The mounting costs for Britain and perceived vulnerability for the missile in a pre-emptive strike caused the military aspect of Blue Streak to be cancelled by 1960, however, it carried on as a proposed civilian satellite launch vehicle.

Although Britain’s home-grown nuclear ICBM deterrent was deemed too costly for the nation, ‘Project Emily’ involved the manning of 20 RAF Bomber Command Squadrons in the North and East of England with the United States supplied nuclear warhead armed Thor ICBM under the joint authority of the RAF and USAF from 1959-1963, at the height of the Cold War.
Launch vehicles continued to be designed and built in Britain, with locally, Saunders-Roe, along with the Royal Aircraft Establishment [RAE] formed the Rocket Development Division in 1956, with ground engine tests taking place at the Needles New Battery at Highdown on the Isle of Wight from 1957, and later at RAF Spadeadam in Cumbria.
This new division was responsible for the design, development and testing of the Black Knight rocket – with the first successful launch taking place at the remote launch site of Woomera, South Australia, in 1958.

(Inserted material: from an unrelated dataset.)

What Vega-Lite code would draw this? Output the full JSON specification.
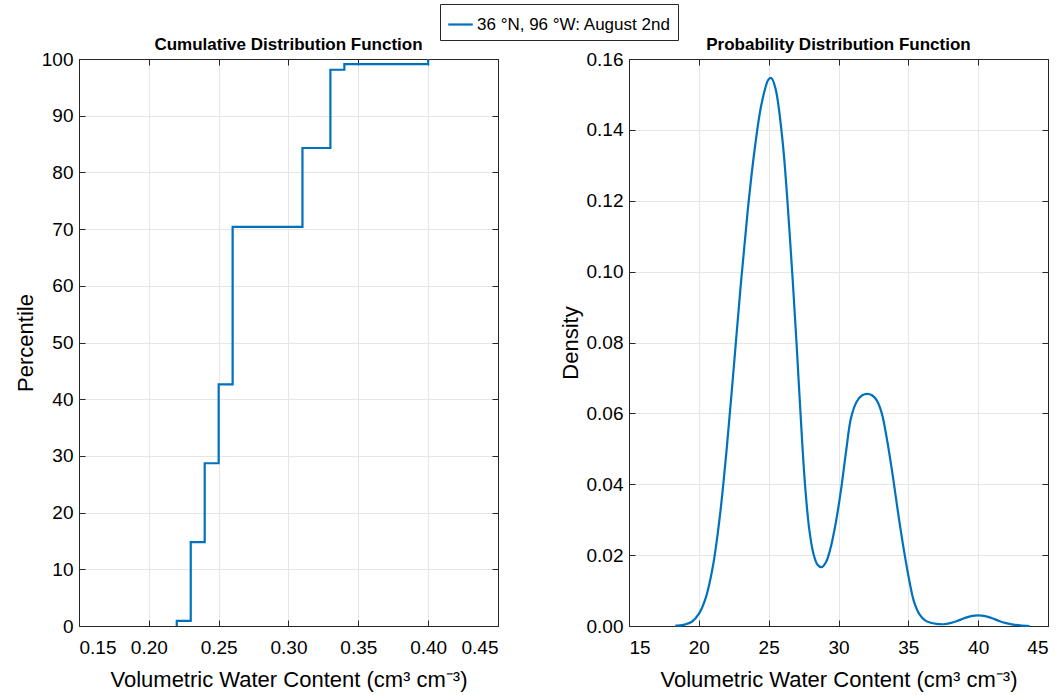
{
  "$schema": "https://vega.github.io/schema/vega-lite/v6.json",
  "background": "white",
  "padding": {"left": 13, "top": 3, "right": 5, "bottom": 2},
  "spacing": 131,
  "bounds": "flush",
  "config": {
    "font": "Liberation Sans",
    "view": {"stroke": "#262626", "strokeWidth": 1},
    "axis": {
      "labelFont": "Liberation Sans",
      "titleFont": "Liberation Sans",
      "labelFontSize": 19,
      "titleFontSize": 22,
      "titleFontWeight": "normal",
      "labelColor": "#000000",
      "titleColor": "#000000",
      "domainColor": "#262626",
      "tickColor": "#262626",
      "gridColor": "#e6e6e6",
      "gridWidth": 1,
      "tickSize": -6,
      "tickWidth": 1
    },
    "axisX": {"labelPadding": 18},
    "axisY": {"labelPadding": 12},
    "title": {"font": "Liberation Sans", "fontSize": 17, "fontWeight": "bold", "color": "#000000", "offset": -4}
  },
  "datasets": {
    "cdf": [
      {"vwc": 0.22, "pct": 0, "series": "36 °N, 96 °W: August 2nd"},
      {"vwc": 0.22, "pct": 0.9, "series": "36 °N, 96 °W: August 2nd"},
      {"vwc": 0.23, "pct": 14.8, "series": "36 °N, 96 °W: August 2nd"},
      {"vwc": 0.24, "pct": 28.7, "series": "36 °N, 96 °W: August 2nd"},
      {"vwc": 0.25, "pct": 42.6, "series": "36 °N, 96 °W: August 2nd"},
      {"vwc": 0.26, "pct": 70.4, "series": "36 °N, 96 °W: August 2nd"},
      {"vwc": 0.31, "pct": 84.3, "series": "36 °N, 96 °W: August 2nd"},
      {"vwc": 0.33, "pct": 98.1, "series": "36 °N, 96 °W: August 2nd"},
      {"vwc": 0.34, "pct": 99.1, "series": "36 °N, 96 °W: August 2nd"},
      {"vwc": 0.40, "pct": 100, "series": "36 °N, 96 °W: August 2nd"}
    ],
    "pdf": [
      {"vwc": 18.31, "density": 0.0001, "series": "36 °N, 96 °W: August 2nd"},
      {"vwc": 18.5, "density": 0.0001, "series": "36 °N, 96 °W: August 2nd"},
      {"vwc": 19.0, "density": 0.0004, "series": "36 °N, 96 °W: August 2nd"},
      {"vwc": 19.5, "density": 0.0012, "series": "36 °N, 96 °W: August 2nd"},
      {"vwc": 20.0, "density": 0.0034, "series": "36 °N, 96 °W: August 2nd"},
      {"vwc": 20.5, "density": 0.008, "series": "36 °N, 96 °W: August 2nd"},
      {"vwc": 21.0, "density": 0.0167, "series": "36 °N, 96 °W: August 2nd"},
      {"vwc": 21.5, "density": 0.0308, "series": "36 °N, 96 °W: August 2nd"},
      {"vwc": 22.0, "density": 0.0502, "series": "36 °N, 96 °W: August 2nd"},
      {"vwc": 22.5, "density": 0.0729, "series": "36 °N, 96 °W: August 2nd"},
      {"vwc": 23.0, "density": 0.0962, "series": "36 °N, 96 °W: August 2nd"},
      {"vwc": 23.5, "density": 0.1172, "series": "36 °N, 96 °W: August 2nd"},
      {"vwc": 24.0, "density": 0.1346, "series": "36 °N, 96 °W: August 2nd"},
      {"vwc": 24.5, "density": 0.1475, "series": "36 °N, 96 °W: August 2nd"},
      {"vwc": 25.0, "density": 0.1543, "series": "36 °N, 96 °W: August 2nd"},
      {"vwc": 25.2, "density": 0.1546, "series": "36 °N, 96 °W: August 2nd"},
      {"vwc": 25.5, "density": 0.1515, "series": "36 °N, 96 °W: August 2nd"},
      {"vwc": 26.0, "density": 0.1367, "series": "36 °N, 96 °W: August 2nd"},
      {"vwc": 26.5, "density": 0.1109, "series": "36 °N, 96 °W: August 2nd"},
      {"vwc": 27.0, "density": 0.0795, "series": "36 °N, 96 °W: August 2nd"},
      {"vwc": 27.28, "density": 0.06, "series": "36 °N, 96 °W: August 2nd"},
      {"vwc": 27.6, "density": 0.04, "series": "36 °N, 96 °W: August 2nd"},
      {"vwc": 27.9, "density": 0.0275, "series": "36 °N, 96 °W: August 2nd"},
      {"vwc": 28.2, "density": 0.0205, "series": "36 °N, 96 °W: August 2nd"},
      {"vwc": 28.5, "density": 0.0173, "series": "36 °N, 96 °W: August 2nd"},
      {"vwc": 28.8, "density": 0.0166, "series": "36 °N, 96 °W: August 2nd"},
      {"vwc": 29.1, "density": 0.018, "series": "36 °N, 96 °W: August 2nd"},
      {"vwc": 29.4, "density": 0.0215, "series": "36 °N, 96 °W: August 2nd"},
      {"vwc": 29.8, "density": 0.029, "series": "36 °N, 96 °W: August 2nd"},
      {"vwc": 30.2, "density": 0.039, "series": "36 °N, 96 °W: August 2nd"},
      {"vwc": 30.55, "density": 0.0495, "series": "36 °N, 96 °W: August 2nd"},
      {"vwc": 30.9, "density": 0.0588, "series": "36 °N, 96 °W: August 2nd"},
      {"vwc": 31.3, "density": 0.0633, "series": "36 °N, 96 °W: August 2nd"},
      {"vwc": 31.7, "density": 0.0651, "series": "36 °N, 96 °W: August 2nd"},
      {"vwc": 32.06, "density": 0.0655, "series": "36 °N, 96 °W: August 2nd"},
      {"vwc": 32.4, "density": 0.0651, "series": "36 °N, 96 °W: August 2nd"},
      {"vwc": 32.75, "density": 0.0636, "series": "36 °N, 96 °W: August 2nd"},
      {"vwc": 33.1, "density": 0.06, "series": "36 °N, 96 °W: August 2nd"},
      {"vwc": 33.5, "density": 0.052, "series": "36 °N, 96 °W: August 2nd"},
      {"vwc": 33.9, "density": 0.042, "series": "36 °N, 96 °W: August 2nd"},
      {"vwc": 34.3, "density": 0.031, "series": "36 °N, 96 °W: August 2nd"},
      {"vwc": 34.7, "density": 0.021, "series": "36 °N, 96 °W: August 2nd"},
      {"vwc": 35.1, "density": 0.0122, "series": "36 °N, 96 °W: August 2nd"},
      {"vwc": 35.41, "density": 0.0068, "series": "36 °N, 96 °W: August 2nd"},
      {"vwc": 35.8, "density": 0.0033, "series": "36 °N, 96 °W: August 2nd"},
      {"vwc": 36.2, "density": 0.0016, "series": "36 °N, 96 °W: August 2nd"},
      {"vwc": 36.6, "density": 0.0009, "series": "36 °N, 96 °W: August 2nd"},
      {"vwc": 37.0, "density": 0.0006, "series": "36 °N, 96 °W: August 2nd"},
      {"vwc": 37.5, "density": 0.0005, "series": "36 °N, 96 °W: August 2nd"},
      {"vwc": 38.0, "density": 0.0008, "series": "36 °N, 96 °W: August 2nd"},
      {"vwc": 38.5, "density": 0.0014, "series": "36 °N, 96 °W: August 2nd"},
      {"vwc": 39.0, "density": 0.0022, "series": "36 °N, 96 °W: August 2nd"},
      {"vwc": 39.5, "density": 0.0028, "series": "36 °N, 96 °W: August 2nd"},
      {"vwc": 40.0, "density": 0.003, "series": "36 °N, 96 °W: August 2nd"},
      {"vwc": 40.5, "density": 0.0028, "series": "36 °N, 96 °W: August 2nd"},
      {"vwc": 41.0, "density": 0.0022, "series": "36 °N, 96 °W: August 2nd"},
      {"vwc": 41.5, "density": 0.0014, "series": "36 °N, 96 °W: August 2nd"},
      {"vwc": 42.0, "density": 0.0008, "series": "36 °N, 96 °W: August 2nd"},
      {"vwc": 42.5, "density": 0.0004, "series": "36 °N, 96 °W: August 2nd"},
      {"vwc": 43.0, "density": 0.0002, "series": "36 °N, 96 °W: August 2nd"},
      {"vwc": 43.69, "density": 0.0, "series": "36 °N, 96 °W: August 2nd"}
    ]
  },
  "hconcat": [
    {
      "width": 419,
      "height": 567,
      "title": {"text": "Cumulative Distribution Function"},
      "data": {"name": "cdf"},
      "layer": [
        {
          "mark": {"type": "line", "interpolate": "step-after", "strokeWidth": 2.2},
          "encoding": {
            "x": {"field": "vwc", "type": "quantitative", "scale": {"domain": [0.15, 0.45], "nice": false, "zero": false},
              "axis": {"title": "Volumetric Water Content (cm³ cm⁻³)", "values": [0.15, 0.2, 0.25, 0.3, 0.35, 0.4, 0.45], "format": ".2f", "grid": true, "titlePadding": 12}},
            "y": {"field": "pct", "type": "quantitative", "scale": {"domain": [0, 100], "nice": false},
              "axis": {"title": "Percentile", "values": [0, 10, 20, 30, 40, 50, 60, 70, 80, 90, 100], "grid": true, "titlePadding": 4}},
            "color": {"field": "series", "type": "nominal", "scale": {"range": ["#0072BD"]},
              "legend": {"title": null, "orient": "none", "legendX": 361, "legendY": -55, "symbolType": "stroke", "symbolStrokeWidth": 2.2, "symbolSize": 600, "labelFontSize": 17, "labelFont": "Liberation Sans", "labelColor": "#000000", "labelLimit": 500, "labelOffset": 3, "strokeColor": "#262626", "fillColor": "white", "padding": 7}}
          }
        },
        {
          "mark": {"type": "line", "opacity": 0},
          "encoding": {
            "x": {"field": "vwc", "type": "quantitative", "axis": {"orient": "top", "labels": false, "title": null, "grid": false, "labelPadding": 0, "values": [0.15, 0.2, 0.25, 0.3, 0.35, 0.4, 0.45]}},
            "y": {"field": "pct", "type": "quantitative", "axis": {"orient": "right", "labels": false, "title": null, "grid": false, "labelPadding": 0, "values": [0, 10, 20, 30, 40, 50, 60, 70, 80, 90, 100]}}
          }
        }
      ],
      "resolve": {"axis": {"x": "independent", "y": "independent"}}
    },
    {
      "width": 419,
      "height": 567,
      "title": {"text": "Probability Distribution Function"},
      "data": {"name": "pdf"},
      "layer": [
        {
          "mark": {"type": "line", "interpolate": "catmull-rom", "strokeWidth": 2.2},
          "encoding": {
            "x": {"field": "vwc", "type": "quantitative", "scale": {"domain": [15, 45], "nice": false, "zero": false},
              "axis": {"title": "Volumetric Water Content (cm³ cm⁻³)", "values": [15, 20, 25, 30, 35, 40, 45], "grid": true, "titlePadding": 12}},
            "y": {"field": "density", "type": "quantitative", "scale": {"domain": [0, 0.16], "nice": false},
              "axis": {"title": "Density", "values": [0, 0.02, 0.04, 0.06, 0.08, 0.1, 0.12, 0.14, 0.16], "format": ".2f", "grid": true, "titlePadding": 4}},
            "color": {"field": "series", "type": "nominal", "scale": {"range": ["#0072BD"]},
              "legend": {"title": null, "orient": "none", "legendX": 361, "legendY": -55, "symbolType": "stroke", "symbolStrokeWidth": 2.2, "symbolSize": 600, "labelFontSize": 17, "labelFont": "Liberation Sans", "labelColor": "#000000", "labelLimit": 500, "labelOffset": 3, "strokeColor": "#262626", "fillColor": "white", "padding": 7}}
          }
        },
        {
          "mark": {"type": "line", "opacity": 0},
          "encoding": {
            "x": {"field": "vwc", "type": "quantitative", "axis": {"orient": "top", "labels": false, "title": null, "grid": false, "labelPadding": 0, "values": [15, 20, 25, 30, 35, 40, 45]}},
            "y": {"field": "density", "type": "quantitative", "axis": {"orient": "right", "labels": false, "title": null, "grid": false, "labelPadding": 0, "values": [0, 0.02, 0.04, 0.06, 0.08, 0.1, 0.12, 0.14, 0.16]}}
          }
        }
      ],
      "resolve": {"axis": {"x": "independent", "y": "independent"}}
    }
  ]
}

Defence and other cuts to technology resulted in many of our bright young scientists leaving Britain in the late 1950’s to join NASA, and to work on the Mercury manned space programme amongst other space projects – indeed, many of the ground control staff at Cape Canaveral in the early years of the US space programme were British – let alone those who worked on space vehicles at Grumman, Boeing, McDonnell Douglas and other companies.
Based on the designs and technology developed for Blue Streak and Black Knight, a new satellite launch vehicle – Black Prince – was proposed in 1957, but like so many other projects, was cancelled due to funding issues in 1960, so Britain’s first satellite, Ariel 1, therefore had to be launched in 1962 atop an American rocket.
It wasn’t until 1971 that Britain launched a British satellite – Prospero X-3 - using a British rocket – the Black Arrow, which had been developed from the Black Knight. It was a swansong for Britain’s rocket industry, as the British government ceased all funding for Black Arrow, Blue Streak rockets, and no further government funded rocket projects were planned [initially] after 1972. Prospero performed well until it was discontinued in 1996.

Perhaps understandably, the enormous cost of a complete military/space programme for a nation the size of Britain would have been a step too far at the time, but given the resurgence of a UK Space Agency in recent years, and Britain’s construction of various satellites from the late 1980’s, we still have that technological knowledge and expertise much admired by other countries.